Asked how it felt to have his first ejection in the books, Williams replied, "I don't know. We won the game. That's all that matters."

Bench coach Randy Knorr managed the rest of the game. He didn't see what happened to Williams. He was looking at video to see if Wegner made the right call on Espinosa.

"I had [to watch the ejection] on tape," Knorr said.

But the Nationals would not squander their opportunities in the third inning against right-hander Matt Garza. After Anthony Rendon led off with a walk and Jayson Werth singled to right, LaRoche belted a 3-2 slider over the center-field fence to give Washington the three-run lead.

"I saw about all of his pitches," LaRoche said. "He just left the slider over the plate in that spot. You are really trying to hit something hard and hit something in the air. It just so happens it went out of the park. One of the few mistakes he made."

Gonzalez, who was making his second start since coming off the disabled list, threw 114 pitches over six innings and allowed three hits. He caught the Brewers off guard.
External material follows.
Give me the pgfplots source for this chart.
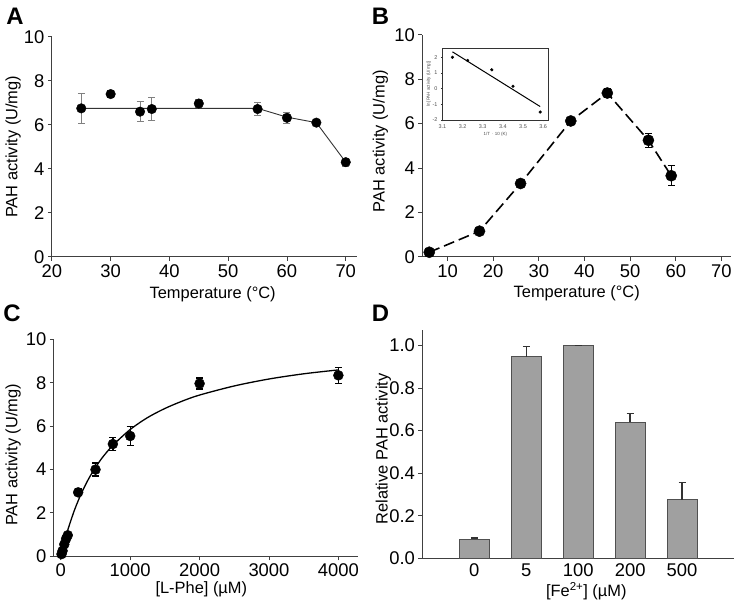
\documentclass[border=0pt]{standalone}
\usepackage{pgfplots}
\pgfplotsset{compat=1.18}
\usepackage{fontspec}
\setmainfont{Liberation Sans}
\definecolor{axgray}{HTML}{404040}
\definecolor{barfill}{HTML}{A0A0A0}
\definecolor{baredge}{HTML}{505050}
\pgfplotsset{
  panel/.style={
    scale only axis,
    anchor=south west,
    axis x line*=bottom, axis y line*=left,
    axis line style={axgray, line width=0.9bp},
    tick style={axgray, line width=0.9bp},
    tick align=outside,
    major tick length=4bp,
    /pgf/number format/assume math mode=true,
    tick label style={font=\fontsize{18.5}{20}\selectfont},
    label style={font=\fontsize{16.5}{18}\selectfont},
    xtick pos=bottom, ytick pos=left,
    clip=false,
  },
}
\begin{document}
\begin{tikzpicture}
\path (0bp,0bp) rectangle (738bp,608bp);
% panel letters
\node[font=\fontsize{24}{26}\selectfont\bfseries] at (14bp,592bp) {A};
\node[font=\fontsize{24}{26}\selectfont\bfseries] at (380bp,592bp) {B};
\node[font=\fontsize{24}{26}\selectfont\bfseries] at (11bp,294bp) {C};
\node[font=\fontsize{24}{26}\selectfont\bfseries] at (380bp,294bp) {D};

% ---------- A ----------
\begin{axis}[panel, at={(51bp,351bp)}, width=306bp, height=220bp,
  xmin=20, xmax=72, ymin=0, ymax=10,
  xtick={20,30,...,70}, ytick={0,2,...,10},
  xlabel={Temperature (°C)}, ylabel={PAH activity (U/mg)},
  xlabel style={at={(axis description cs:0.526,-0.173)}, anchor=center},
  ylabel style={at={(axis description cs:-0.127,0.5)}, anchor=center},
]
\addplot[black!80, line width=0.9bp] coordinates {(25,6.75) (55,6.75) (60,6.35) (65,6.1) (70,4.3)};
\addplot[only marks, mark=*, mark size=4.8bp, black,
  error bars/.cd, y dir=both, y explicit,
  error bar style={gray, line width=0.8bp},
  error mark options={rotate=90, gray, line width=0.8bp, mark size=3.5bp}]
  table[x=x, y=y, y error=e] {
x y e
25 6.75 0.70
30 7.40 0.15
35 6.60 0.45
37 6.72 0.52
45 6.97 0.17
55 6.72 0.30
60 6.32 0.25
65 6.10 0.06
70 4.30 0.17
};
\end{axis}

% ---------- B ----------
\begin{axis}[panel, at={(422bp,351bp)}, width=309bp, height=222bp,
  xmin=4.5, xmax=72.1, ymin=0, ymax=10,
  xtick={10,20,...,70}, ytick={0,2,...,10},
  xlabel={Temperature (°C)}, ylabel={PAH activity (U/mg)},
  xlabel style={at={(axis description cs:0.5,-0.167)}, anchor=center},
  ylabel style={at={(axis description cs:-0.136,0.52)}, anchor=center},
]
\addplot[black, line width=1.6bp, dash pattern=on 11bp off 5bp] coordinates {(6,0.2) (17,1.15) (26,3.3) (37,6.12) (45,7.38) (54,5.25) (59,3.65)};
\addplot[only marks, mark=*, mark size=5.6bp, black,
  error bars/.cd, y dir=both, y explicit,
  error bar style={black, line width=1.3bp},
  error mark options={rotate=90, black, line width=1.3bp, mark size=3.5bp}]
  table[x=x, y=y, y error=e] {
x y e
6 0.2 0.05
17 1.15 0.1
26 3.3 0.1
37 6.12 0.1
45 7.38 0.2
54 5.25 0.32
59 3.65 0.45
};
\end{axis}

% inset
\begin{axis}[scale only axis, anchor=south west, at={(442bp,488bp)}, width=106bp, height=72bp,
  xmin=3.1, xmax=3.625, ymin=-2, ymax=2.6,
  xtick={3.1,3.2,...,3.6}, ytick={-2,-1,0,1,2},
  /pgf/number format/assume math mode=true,
  tick label style={font=\fontsize{5.5}{6}\selectfont, gray!60!black},
  label style={font=\fontsize{4.5}{5}\selectfont, gray!60!black},
  axis line style={black!80, line width=0.6bp},
  tick style={black!80, line width=0.4bp},
  tick align=outside, major tick length=1.5bp,
  xtick pos=bottom, ytick pos=left, clip=false,
  xlabel={1/T $\cdot$ 10 (K)}, ylabel={ln [PAH activity (U/mg)]},
  xlabel style={at={(axis description cs:0.5,-0.2)}, anchor=center},
  ylabel style={at={(axis description cs:-0.13,0.5)}, anchor=center},
  xticklabel={\pgfmathprintnumber[fixed,precision=1,fixed zerofill]{\tick}},
]
\addplot[black, line width=1bp] coordinates {(3.15,2.35) (3.585,-1.15)};
\addplot[only marks, mark=*, mark size=1.4bp, black] coordinates {(3.15,2.0) (3.225,1.8) (3.345,1.2) (3.45,0.15) (3.585,-1.5)};
\end{axis}

% ---------- C ----------
\begin{axis}[panel, at={(53bp,51bp)}, width=305bp, height=217bp,
  xmin=-100, xmax=4290, ymin=0, ymax=10,
  xtick={0,1000,...,4000}, ytick={0,2,...,10},
  scaled x ticks=false,
  /pgf/number format/set thousands separator={},
  xlabel={[L-Phe] (µM)}, ylabel={PAH activity (U/mg)},
  xlabel style={at={(axis description cs:0.484,-0.152)}, anchor=center},
  ylabel style={at={(axis description cs:-0.134,0.468)}, anchor=center},
]
\addplot[black, line width=1.3bp, smooth] coordinates {
(0,0) (50,0.64) (100,1.21) (200,2.16) (300,2.93) (400,3.57) (500,4.10) (600,4.56)
(750,5.12) (1000,5.85) (1250,6.40) (1500,6.82) (1750,7.16) (2000,7.44) (2500,7.86)
(3000,8.18) (3500,8.42) (4000,8.60)};
\addplot[only marks, mark=*, mark size=5bp, black,
  error bars/.cd, y dir=both, y explicit,
  error bar style={black, line width=1.3bp},
  error mark options={rotate=90, black, line width=1.3bp, mark size=3.5bp}]
  table[x=x, y=y, y error=e] {
x y e
10 0.1 0
25 0.25 0
50 0.55 0
75 0.8 0
100 0.97 0
250 2.95 0.15
500 4.0 0.3
750 5.18 0.3
1000 5.55 0.45
2000 7.97 0.25
4000 8.35 0.37
};
\end{axis}

% ---------- D ----------
\begin{axis}[panel, at={(422bp,49bp)}, width=312bp, height=229bp,
  xmin=-1, xmax=5, ymin=0, ymax=1.075,
  xtick={0,1,2,3,4}, xticklabels={0,5,100,200,500},
  ytick={0,0.2,...,1.0},
  yticklabel={\pgfmathprintnumber[fixed,precision=1,fixed zerofill]{\tick}},
  xtick style={draw=none},
  xticklabel style={yshift=2bp},
  xlabel={[Fe\textsuperscript{2+}] (µM)}, ylabel={Relative PAH activity},
  xlabel style={at={(axis description cs:0.526,-0.143)}, anchor=center},
  ylabel style={at={(axis description cs:-0.125,0.478)}, anchor=center},
]
\addplot[ybar, bar width=30bp, fill=barfill, draw=baredge, line width=1bp,
  error bars/.cd, y dir=plus, y explicit,
  error bar style={black!80, line width=1.3bp},
  error mark options={rotate=90, black!80, line width=1.3bp, mark size=3.5bp}]
  table[x=x, y=y, y error=e] {
x y e
0 0.09 0.005
1 0.948 0.047
2 1.0 0
3 0.64 0.042
4 0.274 0.082
};
\end{axis}
\end{tikzpicture}
\end{document}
They were looking for either the fastball or curve, but Gonzalez surprised them with his changeup. He relied heavily on the pitch Monday.

"He was different the last couple years," Carlos Gomez said. "He was working with changeups. We didn't expect him to be working with changeups. It was a really good pitch for him. He threw the ball well, so we have to give the credit.

"Every at-bat, they threw me changeups. I didn't expect to see [more] than maybe one. Not like continually, like they've been doing. It's part of the game. They made the adjustment and came today strong, making big pitches. They got us today. Good for Washington.

The Brewers had their chances to score against Gonzalez in the third inning. They, too, had a bases-loaded opportunity, but Gomez flied out to left fielder Ryan Zimmerman to end the threat.

While Gonzalez was on the disabled list, the pitching staff established itself as one of the best in baseball. He wants to prove to everybody he wants to be a big part of the rotation. The start against the Brewers was a step in the right direction.

"It was one of those nights where I needed to bounce back," Gonzalez said. "I was just proud to see these guys compete and give me a chance to be part of this rotation. Being the odd man out right now, you want to be 100 percent at their level. Seeing the way these guys are throwing the ball, you want to make sure you don't fall behind."

After Gonzalez left the game, relievers Aaron Barrett, Drew Storen and Tyler Clippard blanked Milwaukee the rest of the way with Clippard fanning the side for his first save of the season.

"I haven't done it in a while, so it was fun to get out there to get that experience again," Clippard said. "It's not too much different in how I'm feeling when I'm out there. I had the adrenaline after it was over."